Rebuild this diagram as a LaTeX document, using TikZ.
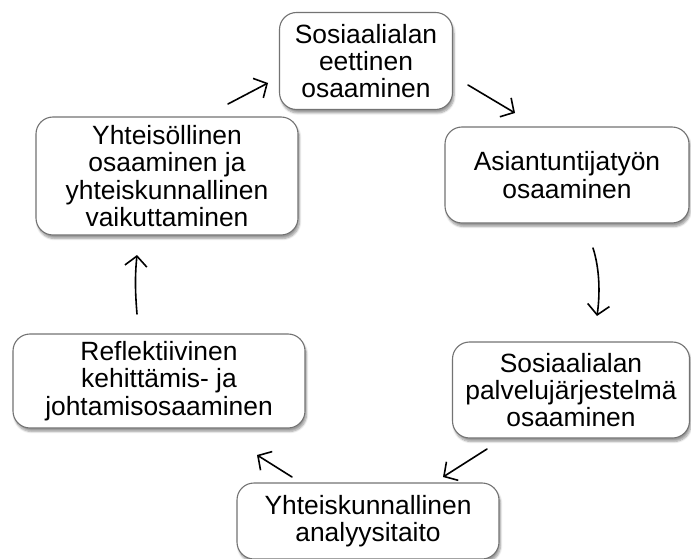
\documentclass[tikz,border=0pt]{standalone}
\usepackage{fontspec}
\setmainfont{Liberation Sans}
\usetikzlibrary{arrows.meta,shadows.blur}
\begin{document}
\begin{tikzpicture}[x=1bp,y=-1bp,
  box/.style={draw=black!55, line width=1.1bp, fill=white, rounded corners=17bp,
    align=center, inner sep=0pt, font=\fontsize{26.5}{27.5}\selectfont,
    blur shadow={shadow xshift=1.5bp, shadow yshift=-3.5bp, shadow blur steps=6, shadow opacity=40}},
  conn/.style={line width=1.6bp, line cap=round, -{Straight Barb[length=10bp,width=22bp,line width=1.6bp]}}]
\useasboundingbox (0,0) rectangle (691,559);
\node[box, minimum width=173bp, minimum height=97bp] (eth) at (366,61) {Sosiaalialan\\eettinen\\osaaminen};
\node[box, minimum width=244bp, minimum height=96bp] (asi) at (567,175) {Asiantuntijatyön\\osaaminen};
\node[box, minimum width=237bp, minimum height=96bp] (pal) at (571,390) {Sosiaalialan\\palvelujärjestelmä\\osaaminen};
\node[box, minimum width=262bp, minimum height=76bp] (ana) at (368,521) {Yhteiskunnallinen\\analyysitaito};
\node[box, minimum width=292bp, minimum height=94bp] (ref) at (159,381) {Reflektiivinen\\kehittämis- ja\\johtamisosaaminen};
\node[box, minimum width=262bp, minimum height=118bp] (yht) at (167,176) {Yhteisöllinen\\osaaminen ja\\yhteiskunnallinen\\vaikuttaminen};
\coordinate (a1) at (228,104); \coordinate (b1) at (268,83);
\coordinate (a2) at (468,85); \coordinate (b2) at (515,113);
\coordinate (a3) at (593,248); \coordinate (b3) at (597,316);
\coordinate (a4) at (487,449); \coordinate (b4) at (443,477);
\coordinate (a5) at (292,477); \coordinate (b5) at (257,455);
\coordinate (a6) at (137,314); \coordinate (b6) at (137,255);
\draw[conn] (a1) -- (b1);
\draw[conn] (a2) -- (b2);
\draw[conn] (a3) .. controls (600,270) and (600,295) .. (b3);
\draw[conn] (a4) -- (b4);
\draw[conn] (a5) -- (b5);
\draw[conn] (a6) .. controls (135,290) and (135,275) .. (b6);
\end{tikzpicture}
\end{document}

**To do:**
Reproduce the material above verbatim; omit every picture.

**Correct response:**
Rebuild this diagram as a LaTeX document, using TikZ.
\documentclass[tikz,border=0pt]{standalone}
\usepackage{fontspec}
\setmainfont{Liberation Sans}
\usetikzlibrary{arrows.meta,shadows.blur}
\begin{document}
\begin{tikzpicture}[x=1bp,y=-1bp,
  box/.style={draw=black!55, line width=1.1bp, fill=white, rounded corners=17bp,
    align=center, inner sep=0pt, font=\fontsize{26.5}{27.5}\selectfont,
    blur shadow={shadow xshift=1.5bp, shadow yshift=-3.5bp, shadow blur steps=6, shadow opacity=40}},
  conn/.style={line width=1.6bp, line cap=round, -{Straight Barb[length=10bp,width=22bp,line width=1.6bp]}}]
\useasboundingbox (0,0) rectangle (691,559);
\node[box, minimum width=173bp, minimum height=97bp] (eth) at (366,61) {Sosiaalialan\\eettinen\\osaaminen};
\node[box, minimum width=244bp, minimum height=96bp] (asi) at (567,175) {Asiantuntijatyön\\osaaminen};
\node[box, minimum width=237bp, minimum height=96bp] (pal) at (571,390) {Sosiaalialan\\palvelujärjestelmä\\osaaminen};
\node[box, minimum width=262bp, minimum height=76bp] (ana) at (368,521) {Yhteiskunnallinen\\analyysitaito};
\node[box, minimum width=292bp, minimum height=94bp] (ref) at (159,381) {Reflektiivinen\\kehittämis- ja\\johtamisosaaminen};
\node[box, minimum width=262bp, minimum height=118bp] (yht) at (167,176) {Yhteisöllinen\\osaaminen ja\\yhteiskunnallinen\\vaikuttaminen};
\coordinate (a1) at (228,104); \coordinate (b1) at (268,83);
\coordinate (a2) at (468,85); \coordinate (b2) at (515,113);
\coordinate (a3) at (593,248); \coordinate (b3) at (597,316);
\coordinate (a4) at (487,449); \coordinate (b4) at (443,477);
\coordinate (a5) at (292,477); \coordinate (b5) at (257,455);
\coordinate (a6) at (137,314); \coordinate (b6) at (137,255);
\draw[conn] (a1) -- (b1);
\draw[conn] (a2) -- (b2);
\draw[conn] (a3) .. controls (600,270) and (600,295) .. (b3);
\draw[conn] (a4) -- (b4);
\draw[conn] (a5) -- (b5);
\draw[conn] (a6) .. controls (135,290) and (135,275) .. (b6);
\end{tikzpicture}
\end{document}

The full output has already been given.